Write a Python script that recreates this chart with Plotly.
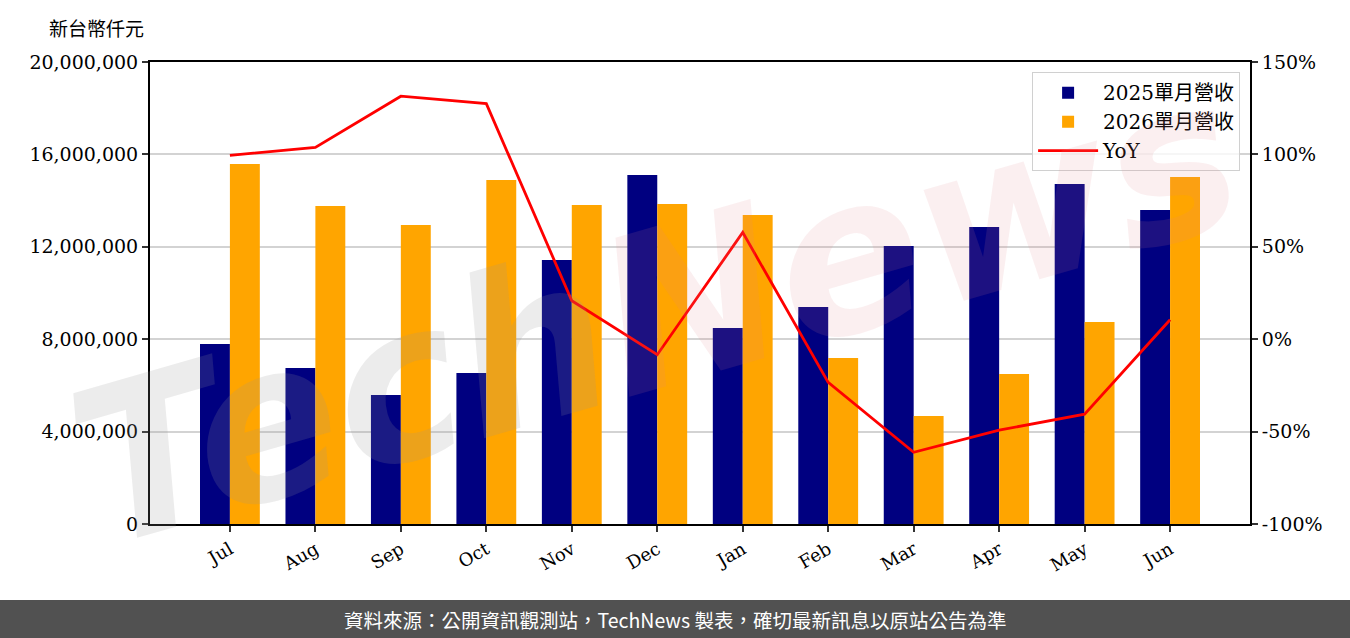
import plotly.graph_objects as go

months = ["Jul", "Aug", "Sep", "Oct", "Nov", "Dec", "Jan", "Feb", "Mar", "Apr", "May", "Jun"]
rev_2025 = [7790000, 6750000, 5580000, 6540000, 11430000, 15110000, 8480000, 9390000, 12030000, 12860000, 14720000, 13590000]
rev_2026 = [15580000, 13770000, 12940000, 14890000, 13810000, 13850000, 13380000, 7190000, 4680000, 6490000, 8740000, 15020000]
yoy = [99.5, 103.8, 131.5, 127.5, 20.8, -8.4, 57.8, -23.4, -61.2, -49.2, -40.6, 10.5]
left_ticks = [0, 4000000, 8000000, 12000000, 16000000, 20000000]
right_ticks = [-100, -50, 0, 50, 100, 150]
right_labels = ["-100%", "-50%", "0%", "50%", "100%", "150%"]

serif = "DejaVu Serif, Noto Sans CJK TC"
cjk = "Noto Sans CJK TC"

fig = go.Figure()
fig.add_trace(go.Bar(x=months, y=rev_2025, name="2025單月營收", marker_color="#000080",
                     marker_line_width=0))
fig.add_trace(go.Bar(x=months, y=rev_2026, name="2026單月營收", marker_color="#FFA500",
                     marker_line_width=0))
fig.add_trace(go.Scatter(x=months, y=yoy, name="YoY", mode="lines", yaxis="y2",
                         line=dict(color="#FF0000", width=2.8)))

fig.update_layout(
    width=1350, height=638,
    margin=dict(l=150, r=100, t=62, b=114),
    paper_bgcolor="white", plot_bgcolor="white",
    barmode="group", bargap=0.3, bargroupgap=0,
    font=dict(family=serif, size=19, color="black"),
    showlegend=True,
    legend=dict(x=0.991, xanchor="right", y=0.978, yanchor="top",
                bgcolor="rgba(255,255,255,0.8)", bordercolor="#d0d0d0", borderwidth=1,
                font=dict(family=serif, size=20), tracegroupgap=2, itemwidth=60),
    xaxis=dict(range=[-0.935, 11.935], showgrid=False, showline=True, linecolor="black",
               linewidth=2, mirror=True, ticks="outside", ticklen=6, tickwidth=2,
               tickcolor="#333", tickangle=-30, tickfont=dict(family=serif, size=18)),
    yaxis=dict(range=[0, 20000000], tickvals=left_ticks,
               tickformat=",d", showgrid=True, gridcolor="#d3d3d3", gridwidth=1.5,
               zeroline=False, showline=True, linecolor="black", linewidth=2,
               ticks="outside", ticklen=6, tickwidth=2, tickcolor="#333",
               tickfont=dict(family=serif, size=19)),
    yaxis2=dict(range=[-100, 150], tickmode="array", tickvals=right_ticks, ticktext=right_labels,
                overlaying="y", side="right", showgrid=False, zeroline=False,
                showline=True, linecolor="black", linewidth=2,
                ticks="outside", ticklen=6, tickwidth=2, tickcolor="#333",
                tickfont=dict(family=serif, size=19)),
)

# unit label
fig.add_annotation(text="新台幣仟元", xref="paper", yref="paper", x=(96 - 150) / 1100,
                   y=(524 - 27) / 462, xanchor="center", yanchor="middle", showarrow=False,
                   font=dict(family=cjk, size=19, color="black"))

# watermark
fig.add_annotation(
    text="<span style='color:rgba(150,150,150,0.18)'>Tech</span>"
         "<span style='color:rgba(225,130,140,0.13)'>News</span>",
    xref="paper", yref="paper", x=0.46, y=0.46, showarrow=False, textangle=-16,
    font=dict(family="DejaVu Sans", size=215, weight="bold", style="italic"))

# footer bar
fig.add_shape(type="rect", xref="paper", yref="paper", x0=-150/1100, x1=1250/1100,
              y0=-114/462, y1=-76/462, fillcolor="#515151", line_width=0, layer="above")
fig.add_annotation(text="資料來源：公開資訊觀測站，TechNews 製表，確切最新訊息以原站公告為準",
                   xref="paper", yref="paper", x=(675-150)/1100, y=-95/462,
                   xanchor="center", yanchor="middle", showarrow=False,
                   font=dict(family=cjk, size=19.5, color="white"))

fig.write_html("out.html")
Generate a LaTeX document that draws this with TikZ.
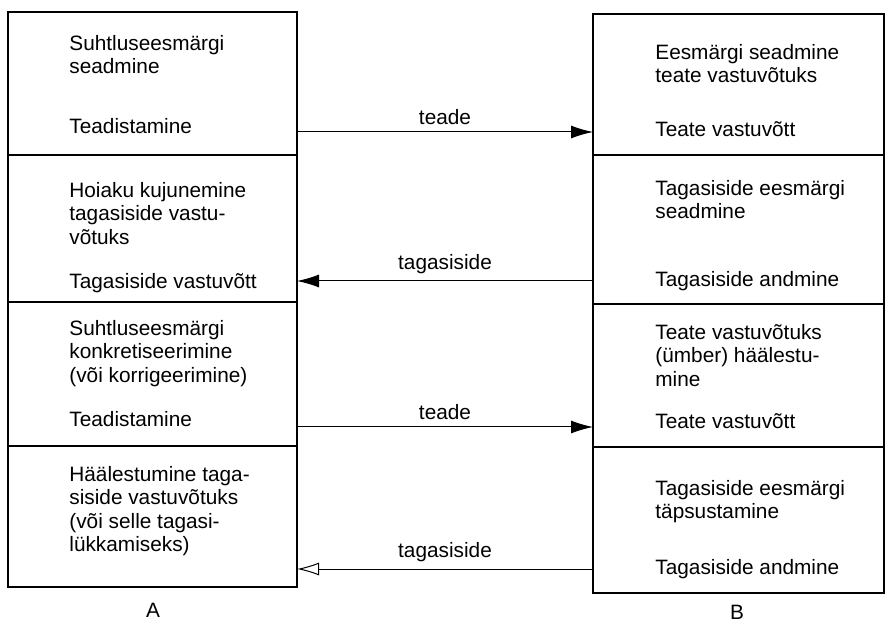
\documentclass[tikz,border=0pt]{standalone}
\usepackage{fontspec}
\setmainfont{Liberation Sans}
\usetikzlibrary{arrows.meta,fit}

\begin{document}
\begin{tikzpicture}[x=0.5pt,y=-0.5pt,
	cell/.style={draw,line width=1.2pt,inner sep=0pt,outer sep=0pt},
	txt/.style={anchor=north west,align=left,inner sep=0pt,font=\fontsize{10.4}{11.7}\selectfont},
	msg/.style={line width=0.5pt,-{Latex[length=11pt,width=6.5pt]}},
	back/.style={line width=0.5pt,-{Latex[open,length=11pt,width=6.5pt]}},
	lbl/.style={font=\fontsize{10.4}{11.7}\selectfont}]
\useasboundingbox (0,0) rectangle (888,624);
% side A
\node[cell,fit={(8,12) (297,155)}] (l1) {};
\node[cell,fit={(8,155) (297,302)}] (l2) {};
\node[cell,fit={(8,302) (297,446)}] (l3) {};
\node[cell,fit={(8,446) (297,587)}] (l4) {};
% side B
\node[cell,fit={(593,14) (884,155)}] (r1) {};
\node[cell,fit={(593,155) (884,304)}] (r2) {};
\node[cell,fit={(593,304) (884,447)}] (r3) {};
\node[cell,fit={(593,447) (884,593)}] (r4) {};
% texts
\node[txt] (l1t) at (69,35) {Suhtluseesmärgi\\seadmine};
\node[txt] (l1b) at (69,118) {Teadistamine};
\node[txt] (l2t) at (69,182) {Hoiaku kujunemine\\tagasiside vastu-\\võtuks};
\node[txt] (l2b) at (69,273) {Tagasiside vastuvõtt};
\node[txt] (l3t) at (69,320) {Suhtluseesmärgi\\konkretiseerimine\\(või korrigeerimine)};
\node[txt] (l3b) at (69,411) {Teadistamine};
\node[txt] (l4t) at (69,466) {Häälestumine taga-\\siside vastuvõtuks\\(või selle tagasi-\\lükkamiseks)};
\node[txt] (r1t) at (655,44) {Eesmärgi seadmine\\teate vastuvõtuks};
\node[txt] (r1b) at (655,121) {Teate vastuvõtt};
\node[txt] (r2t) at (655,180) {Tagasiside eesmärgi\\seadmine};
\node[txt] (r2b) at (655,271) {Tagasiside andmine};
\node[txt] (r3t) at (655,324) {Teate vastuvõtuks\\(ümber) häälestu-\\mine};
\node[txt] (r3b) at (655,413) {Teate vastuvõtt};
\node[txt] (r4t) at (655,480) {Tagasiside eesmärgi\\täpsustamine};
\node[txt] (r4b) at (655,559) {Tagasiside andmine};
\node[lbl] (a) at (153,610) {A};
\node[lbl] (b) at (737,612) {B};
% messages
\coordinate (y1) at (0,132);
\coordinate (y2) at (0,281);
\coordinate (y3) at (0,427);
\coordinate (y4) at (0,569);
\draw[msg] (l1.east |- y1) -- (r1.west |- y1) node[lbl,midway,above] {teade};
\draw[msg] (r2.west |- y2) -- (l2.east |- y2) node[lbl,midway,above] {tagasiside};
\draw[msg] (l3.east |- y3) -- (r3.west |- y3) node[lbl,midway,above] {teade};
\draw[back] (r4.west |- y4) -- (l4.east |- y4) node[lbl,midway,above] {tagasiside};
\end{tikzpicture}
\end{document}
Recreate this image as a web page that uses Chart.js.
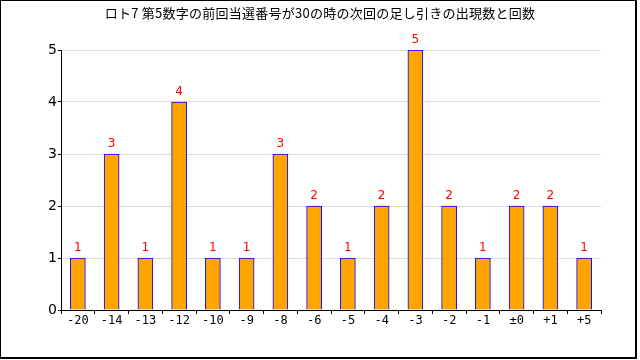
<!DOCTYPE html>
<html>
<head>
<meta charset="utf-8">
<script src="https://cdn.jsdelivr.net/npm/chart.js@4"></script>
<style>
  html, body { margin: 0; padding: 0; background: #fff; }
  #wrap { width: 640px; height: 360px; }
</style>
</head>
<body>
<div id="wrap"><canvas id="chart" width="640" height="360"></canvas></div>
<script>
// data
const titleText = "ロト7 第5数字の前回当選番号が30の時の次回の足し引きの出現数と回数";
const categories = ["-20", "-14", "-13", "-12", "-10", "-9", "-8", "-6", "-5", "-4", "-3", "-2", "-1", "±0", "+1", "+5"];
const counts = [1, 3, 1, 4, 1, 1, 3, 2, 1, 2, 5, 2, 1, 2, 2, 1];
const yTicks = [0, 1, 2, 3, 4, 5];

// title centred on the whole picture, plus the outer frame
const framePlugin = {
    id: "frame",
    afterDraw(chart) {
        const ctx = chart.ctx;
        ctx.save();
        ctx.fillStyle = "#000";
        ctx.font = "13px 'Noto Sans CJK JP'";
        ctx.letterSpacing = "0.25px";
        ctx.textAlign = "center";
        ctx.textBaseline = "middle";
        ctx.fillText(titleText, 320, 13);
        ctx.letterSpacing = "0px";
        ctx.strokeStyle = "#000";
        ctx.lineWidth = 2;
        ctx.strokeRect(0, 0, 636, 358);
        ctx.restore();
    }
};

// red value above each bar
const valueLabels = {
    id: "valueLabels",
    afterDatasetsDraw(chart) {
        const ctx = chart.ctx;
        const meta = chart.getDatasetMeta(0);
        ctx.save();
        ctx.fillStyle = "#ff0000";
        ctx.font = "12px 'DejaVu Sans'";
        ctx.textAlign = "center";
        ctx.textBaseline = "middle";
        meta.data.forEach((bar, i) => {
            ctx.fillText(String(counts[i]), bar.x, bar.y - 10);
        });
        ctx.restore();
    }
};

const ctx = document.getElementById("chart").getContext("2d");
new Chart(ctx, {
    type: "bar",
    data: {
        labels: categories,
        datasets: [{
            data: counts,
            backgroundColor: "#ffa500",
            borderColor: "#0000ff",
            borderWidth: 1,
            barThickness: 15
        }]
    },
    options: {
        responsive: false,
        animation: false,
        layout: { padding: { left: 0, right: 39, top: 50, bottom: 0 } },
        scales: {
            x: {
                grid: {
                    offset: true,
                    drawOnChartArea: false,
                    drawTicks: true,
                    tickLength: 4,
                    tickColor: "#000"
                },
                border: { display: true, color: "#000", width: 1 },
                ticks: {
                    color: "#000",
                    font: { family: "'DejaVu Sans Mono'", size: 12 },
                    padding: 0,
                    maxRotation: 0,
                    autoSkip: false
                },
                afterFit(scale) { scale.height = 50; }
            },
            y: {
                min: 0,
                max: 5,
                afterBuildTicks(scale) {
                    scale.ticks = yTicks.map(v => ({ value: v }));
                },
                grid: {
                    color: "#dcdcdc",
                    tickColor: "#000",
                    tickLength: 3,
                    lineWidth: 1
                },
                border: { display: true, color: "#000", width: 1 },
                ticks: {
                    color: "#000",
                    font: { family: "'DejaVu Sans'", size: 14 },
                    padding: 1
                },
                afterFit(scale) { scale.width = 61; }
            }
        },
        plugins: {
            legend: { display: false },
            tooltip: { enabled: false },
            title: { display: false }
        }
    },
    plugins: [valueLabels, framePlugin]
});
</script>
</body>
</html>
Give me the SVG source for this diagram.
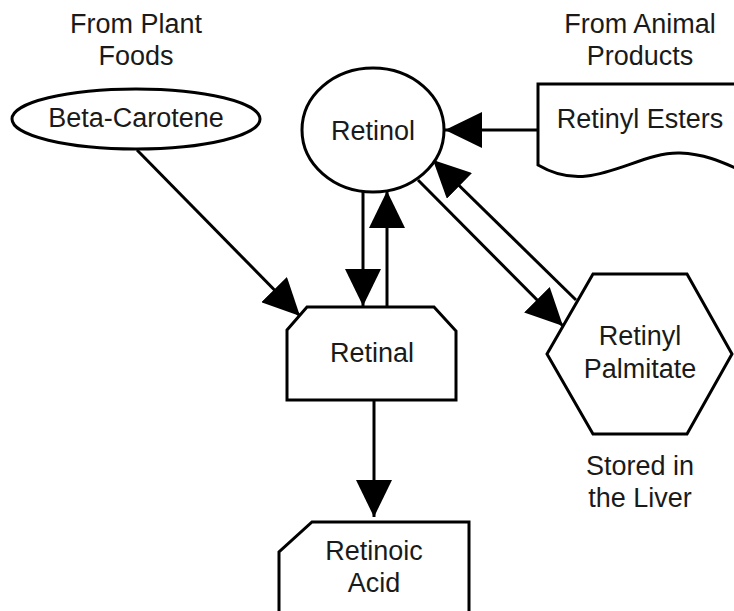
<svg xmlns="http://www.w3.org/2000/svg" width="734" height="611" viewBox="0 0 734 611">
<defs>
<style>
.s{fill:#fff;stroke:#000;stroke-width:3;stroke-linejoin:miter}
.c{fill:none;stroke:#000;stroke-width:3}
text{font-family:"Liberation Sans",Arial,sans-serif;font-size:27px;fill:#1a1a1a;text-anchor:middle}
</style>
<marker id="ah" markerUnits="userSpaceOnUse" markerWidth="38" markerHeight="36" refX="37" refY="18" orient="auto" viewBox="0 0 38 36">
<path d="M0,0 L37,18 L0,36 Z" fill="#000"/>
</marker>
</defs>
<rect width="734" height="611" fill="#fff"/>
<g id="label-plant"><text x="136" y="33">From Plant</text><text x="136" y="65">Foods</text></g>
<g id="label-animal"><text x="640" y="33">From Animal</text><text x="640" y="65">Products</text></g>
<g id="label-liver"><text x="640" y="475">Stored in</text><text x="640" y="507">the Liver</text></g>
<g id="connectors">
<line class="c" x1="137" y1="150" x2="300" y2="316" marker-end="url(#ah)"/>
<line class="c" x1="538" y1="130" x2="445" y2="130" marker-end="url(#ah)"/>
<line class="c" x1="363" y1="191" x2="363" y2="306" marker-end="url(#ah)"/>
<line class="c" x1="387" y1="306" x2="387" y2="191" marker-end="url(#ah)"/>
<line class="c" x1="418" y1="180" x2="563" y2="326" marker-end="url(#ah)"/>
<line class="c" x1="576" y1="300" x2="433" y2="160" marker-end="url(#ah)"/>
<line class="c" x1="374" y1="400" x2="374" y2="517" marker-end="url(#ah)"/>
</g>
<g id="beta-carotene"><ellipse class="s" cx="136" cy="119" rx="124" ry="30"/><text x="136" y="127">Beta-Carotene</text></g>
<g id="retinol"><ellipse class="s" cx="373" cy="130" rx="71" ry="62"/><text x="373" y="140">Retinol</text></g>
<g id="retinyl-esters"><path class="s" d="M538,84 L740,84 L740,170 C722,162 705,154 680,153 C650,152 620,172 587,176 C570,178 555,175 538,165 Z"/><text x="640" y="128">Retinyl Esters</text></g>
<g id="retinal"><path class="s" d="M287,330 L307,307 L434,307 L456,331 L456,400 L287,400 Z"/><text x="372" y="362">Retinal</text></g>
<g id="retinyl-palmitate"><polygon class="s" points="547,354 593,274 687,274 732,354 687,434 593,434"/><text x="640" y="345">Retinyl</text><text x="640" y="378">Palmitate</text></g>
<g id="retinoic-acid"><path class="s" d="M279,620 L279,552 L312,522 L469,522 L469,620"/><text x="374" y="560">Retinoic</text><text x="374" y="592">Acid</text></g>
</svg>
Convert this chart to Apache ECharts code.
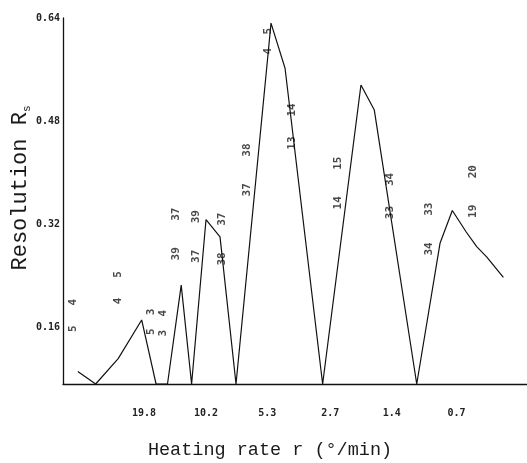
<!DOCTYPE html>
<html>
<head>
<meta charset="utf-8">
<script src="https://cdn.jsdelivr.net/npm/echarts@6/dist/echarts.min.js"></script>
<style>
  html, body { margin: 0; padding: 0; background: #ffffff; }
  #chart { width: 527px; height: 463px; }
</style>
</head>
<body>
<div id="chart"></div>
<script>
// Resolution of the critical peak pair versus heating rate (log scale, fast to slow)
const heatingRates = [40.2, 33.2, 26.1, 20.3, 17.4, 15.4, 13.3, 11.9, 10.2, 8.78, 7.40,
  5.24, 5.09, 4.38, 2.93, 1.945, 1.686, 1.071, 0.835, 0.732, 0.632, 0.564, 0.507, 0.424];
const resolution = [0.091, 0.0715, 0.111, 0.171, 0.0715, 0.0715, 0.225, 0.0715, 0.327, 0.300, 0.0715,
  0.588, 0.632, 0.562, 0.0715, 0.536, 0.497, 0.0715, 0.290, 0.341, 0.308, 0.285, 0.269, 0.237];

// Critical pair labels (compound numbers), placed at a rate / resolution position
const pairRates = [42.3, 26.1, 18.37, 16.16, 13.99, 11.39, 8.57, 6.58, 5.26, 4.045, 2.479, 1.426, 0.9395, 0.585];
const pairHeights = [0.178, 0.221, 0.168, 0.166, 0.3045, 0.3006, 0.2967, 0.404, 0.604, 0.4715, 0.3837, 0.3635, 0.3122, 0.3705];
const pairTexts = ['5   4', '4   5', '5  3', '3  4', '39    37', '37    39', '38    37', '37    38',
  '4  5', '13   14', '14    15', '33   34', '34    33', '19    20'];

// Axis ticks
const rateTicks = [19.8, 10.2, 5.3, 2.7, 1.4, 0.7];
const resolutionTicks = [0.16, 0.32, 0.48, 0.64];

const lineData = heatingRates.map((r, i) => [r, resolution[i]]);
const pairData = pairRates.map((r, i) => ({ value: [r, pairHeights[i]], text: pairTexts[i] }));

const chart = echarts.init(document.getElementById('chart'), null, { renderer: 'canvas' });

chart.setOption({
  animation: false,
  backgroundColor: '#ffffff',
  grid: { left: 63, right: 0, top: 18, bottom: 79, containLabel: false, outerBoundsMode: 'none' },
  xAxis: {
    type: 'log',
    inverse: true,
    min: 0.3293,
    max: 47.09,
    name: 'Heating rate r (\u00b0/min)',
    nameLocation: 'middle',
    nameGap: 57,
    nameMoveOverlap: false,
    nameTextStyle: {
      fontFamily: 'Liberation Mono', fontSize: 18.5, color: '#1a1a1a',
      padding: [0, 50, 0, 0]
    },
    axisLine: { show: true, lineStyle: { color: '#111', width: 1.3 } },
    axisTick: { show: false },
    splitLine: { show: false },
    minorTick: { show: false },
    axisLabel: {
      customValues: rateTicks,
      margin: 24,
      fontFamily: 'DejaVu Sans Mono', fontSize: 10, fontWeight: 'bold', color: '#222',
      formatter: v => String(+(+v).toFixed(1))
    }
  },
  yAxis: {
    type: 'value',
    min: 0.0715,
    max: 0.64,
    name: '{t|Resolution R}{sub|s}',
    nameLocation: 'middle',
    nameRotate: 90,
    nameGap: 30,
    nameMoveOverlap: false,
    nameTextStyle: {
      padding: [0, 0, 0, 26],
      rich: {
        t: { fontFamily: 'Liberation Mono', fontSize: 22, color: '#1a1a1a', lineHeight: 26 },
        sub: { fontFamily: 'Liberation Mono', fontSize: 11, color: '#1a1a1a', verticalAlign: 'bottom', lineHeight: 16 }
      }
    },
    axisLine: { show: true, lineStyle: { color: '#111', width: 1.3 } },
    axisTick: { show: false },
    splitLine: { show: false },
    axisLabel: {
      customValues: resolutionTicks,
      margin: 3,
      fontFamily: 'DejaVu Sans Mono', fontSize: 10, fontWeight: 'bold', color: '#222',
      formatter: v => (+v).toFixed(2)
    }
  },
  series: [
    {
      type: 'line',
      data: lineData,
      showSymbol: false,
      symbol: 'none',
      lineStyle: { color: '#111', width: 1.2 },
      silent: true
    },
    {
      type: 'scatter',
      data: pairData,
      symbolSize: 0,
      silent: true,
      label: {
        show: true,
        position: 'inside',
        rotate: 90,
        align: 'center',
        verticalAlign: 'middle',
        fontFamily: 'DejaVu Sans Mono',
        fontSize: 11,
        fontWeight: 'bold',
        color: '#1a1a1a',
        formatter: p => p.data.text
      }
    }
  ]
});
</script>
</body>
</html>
==========
## What is needed
Repeat only what lies between the start of the data and the end of the line containing "import plotly.graph_objects as go", exactly, with pictures left out.

## The reply
Write a Python script that recreates this chart with Plotly.
import plotly.graph_objects as go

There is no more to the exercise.